Growing Pains

Director Sean Wang’s ‘Dìdi’ is a love letter to adolescence.

From Dìdi

THERE IS SOMETHING horrendous about the politics of being 13 — the raging hormones, the prepubescent brinkmanship; nobody knows what they’re doing, and everyone wants you to think that they do. Such is the case for Chris Wang (played by Izaac Wang), aka Wang Wang, aka Dìdi, aka Half-Asian Chris (he’s not actually half-Asian). Chris is having a bit of an identity crisis.

Director Sean Wang’s Dìdi is a love letter to adolescence rendered with painstaking specificity, a period piece set in his own childhood home of Fremont, Calif., during the era of T9 texting and AOL instant messenger.

It’s the summer before freshman year in 2008 and Chris is getting into shenanigans: skating with his friends, wondering if he should send a :) or a ;) to his crush, and generally feeling emotions nobody else could possibly understand. Plus, his mother keeps arguing with his grandmother and asking if he’s feeling sad — so annoying. And his sister, who sucks, obviously, is leaving for college, but at least she has good taste in music (or rather, she likes the same music as Chris’ crush).

There is such frenetic volatility to early adolescence. It’s the juncture where childlike faith most acutely meets the selfish mess of depravity. You want to be loved, but you’re afraid you’re unlovable. And in trying to be someone they think others will like, tweens and teens turn themselves, to put it simply, into posers.

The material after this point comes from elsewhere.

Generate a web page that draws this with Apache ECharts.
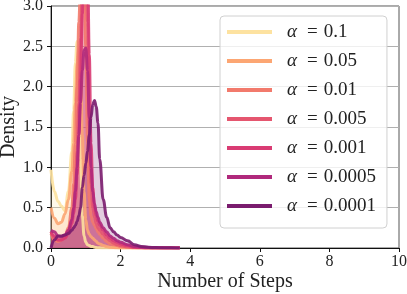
<!DOCTYPE html>
<html><head><meta charset="utf-8">
<script src="https://cdn.jsdelivr.net/npm/echarts@6/dist/echarts.min.js"></script>
<style>html,body{margin:0;padding:0;background:#fff}#c{width:407px;height:294px}</style>
</head><body><div id="c"></div>
<script>
const xs = [0,0.1,0.2,0.3,0.4,0.5,0.6,0.65,0.7,0.75,0.8,0.85,0.9,0.95,1.0,1.05,1.1,1.15,1.2,1.25,1.3,1.35,1.4,1.5,1.6,1.7,1.8,1.9,2.0,2.2,2.4,2.6,2.8,3.0,3.3,3.6,3.7];
const alphas = ['0.1','0.05','0.01','0.005','0.001','0.0005','0.0001'];
const labels = alphas.map(a=>'α = '+a);
const colors = ['#fde2a0','#fca673','#f27a6c','#e5566f','#d93b73','#b0297c','#7a1c6e'];
const yA01    = [0.97,0.70,0.58,0.52,0.46,0.70,1.20,1.70,2.30,2.56,2.10,1.10,0.40,0.15,0.07,0.04,0.03,0.02,0.02,0.01,0.005,0.003,0.002,0.001,0,0,0,0,0,0,0,0,0,0,0,0,0];
const yA005   = [0.50,0.37,0.30,0.32,0.42,0.60,0.95,1.30,1.80,2.30,2.47,2.20,1.40,0.70,0.35,0.22,0.17,0.14,0.12,0.10,0.08,0.06,0.05,0.03,0.02,0.01,0.005,0.002,0.001,0,0,0,0,0,0,0,0];
const yA001   = [0.18,0.10,0.08,0.10,0.15,0.25,0.50,0.80,1.30,2.00,2.80,3.30,3.60,3.40,2.50,1.30,0.60,0.40,0.32,0.28,0.24,0.20,0.17,0.12,0.08,0.05,0.04,0.03,0.02,0.01,0.004,0.002,0,0,0,0,0];
const yA0005  = [0.20,0.12,0.10,0.10,0.13,0.20,0.35,0.50,0.80,1.20,1.80,2.60,3.30,3.90,3.80,2.80,1.50,0.80,0.50,0.38,0.30,0.25,0.22,0.17,0.12,0.09,0.06,0.04,0.03,0.015,0.005,0.002,0,0,0,0,0];
const yA0001a = [0.20,0.15,0.10,0.10,0.12,0.18,0.30,0.42,0.60,0.90,1.40,2.10,2.90,3.60,4.00,3.60,2.40,1.30,0.75,0.50,0.40,0.33,0.28,0.22,0.16,0.12,0.09,0.07,0.05,0.03,0.01,0.005,0.002,0,0,0,0];
const yA00005 = [0.22,0.20,0.15,0.14,0.16,0.22,0.35,0.50,0.70,1.00,1.40,1.80,2.20,2.45,2.48,2.20,1.60,1.00,0.70,0.55,0.45,0.38,0.32,0.25,0.20,0.15,0.12,0.09,0.07,0.04,0.02,0.01,0.005,0.003,0.001,0,0];
const yA00001 = [0.00,0.10,0.15,0.15,0.16,0.18,0.22,0.25,0.28,0.33,0.40,0.50,0.75,0.90,1.05,1.20,1.40,1.62,1.78,1.83,1.75,1.55,1.10,0.60,0.38,0.25,0.20,0.16,0.13,0.09,0.04,0.02,0.01,0.005,0.003,0.001,0];
const ySeries = [yA01,yA005,yA001,yA0005,yA0001a,yA00005,yA00001];
const xTicks = [0,2,4,6,8,10];
const yTicks = [0,0.5,1.0,1.5,2.0,2.5,3.0];

const font = 'Liberation Serif';
const chart = echarts.init(document.getElementById('c'), null, {renderer:'canvas'});
const series = ySeries.map((ys,i)=>({
  name: labels[i], type:'line', smooth:0.4, smoothMonotone:'x', showSymbol:false, symbol:'none',
  data: xs.map((x,j)=>[x,ys[j]]),
  lineStyle:{color:colors[i], width:3, opacity:0.9},
  itemStyle:{color:colors[i]},
  areaStyle:{color:colors[i], opacity:0.22},
  clip:true
}));
const lh = 20;
chart.setOption({
  animation:false,
  textStyle:{fontFamily:font},
  grid:{left:51,right:8,top:6,bottom:46,containLabel:false,outerBoundsMode:'none',show:true,borderColor:'#555',borderWidth:1},
  xAxis:{type:'value',min:xTicks[0],max:xTicks[xTicks.length-1],interval:2,
    name:'Number of Steps',nameLocation:'middle',nameGap:24,nameMoveOverlap:false,
    nameTextStyle:{fontFamily:font,fontSize:20,color:'#222'},
    axisLine:{lineStyle:{color:'#111',width:1}},
    axisTick:{show:true,length:4,lineStyle:{color:'#111'}},
    axisLabel:{fontFamily:font,fontSize:16,color:'#222',margin:6},
    splitLine:{show:false}},
  yAxis:{type:'value',min:yTicks[0],max:yTicks[yTicks.length-1],interval:0.5,
    name:'Density',nameLocation:'middle',nameGap:32,nameRotate:90,nameMoveOverlap:false,
    nameTextStyle:{fontFamily:font,fontSize:20,color:'#222'},
    axisLine:{show:true,lineStyle:{color:'#111',width:1}},
    axisTick:{show:true,length:4,lineStyle:{color:'#111'}},
    axisLabel:{fontFamily:font,fontSize:16,color:'#222',margin:8,formatter:v=>v.toFixed(1)},
    splitLine:{show:true,lineStyle:{color:'#b0b0b0',width:1}}},
  legend:{orient:'vertical',left:220,top:16,
    data:labels,icon:'rect',itemWidth:45,itemHeight:4,itemGap:9,
    padding:[6,11,12,7],
    backgroundColor:'rgba(255,255,255,0.8)',borderColor:'#d0d0d0',borderWidth:1,borderRadius:4,
    formatter:name=>'{a|α}{e|=}{n|'+name.slice(4)+'}',
    textStyle:{fontFamily:font,fontSize:19,color:'#222',lineHeight:lh,
      rich:{a:{fontFamily:font,fontSize:19,fontStyle:'italic',color:'#222',lineHeight:lh,padding:[0,0,0,10]},
            e:{fontFamily:font,fontSize:19,color:'#222',lineHeight:lh,padding:[0,6,0,10]},
            n:{fontFamily:font,fontSize:19,color:'#222',lineHeight:lh}}}},
  series:series
});
</script></body></html>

Chris inevitably turns his frustration on his mother (Chungsing Wang, played by Joan Chen) who, despite raising the family in the predominantly Asian American city of Fremont, is embarrassingly “so Asian.” She eats her hamburger with a knife and fork and seems ashamed when a family friend brags about their son’s 4.0 GPA. Why can’t she be more chill like her son? In the ignorance of youth, Chris hasn’t realized how anxieties about belonging and being lovable can persist long past eighth grade.

There is a moment early in the film where Chris’ mom attempts to show her son a painting she’s done of a mom and her son playing together at the beach. When she suggests she might enter it into a competition, Chris is dismissive, saying, “I look stupid,” hardly averting his eyes from the YouTube video he’s watching. The look of sadness on her face is palpable, yet she still presses on, asking what he’s watching, looking for a way to connect.

Chris may be too entangled in his own angst to see the shortsightedness of his vexations or the strength of his mother’s kindness, but in rendering the film itself, director Sean Wang shows that, in the long run, such quiet care does not go unnoticed.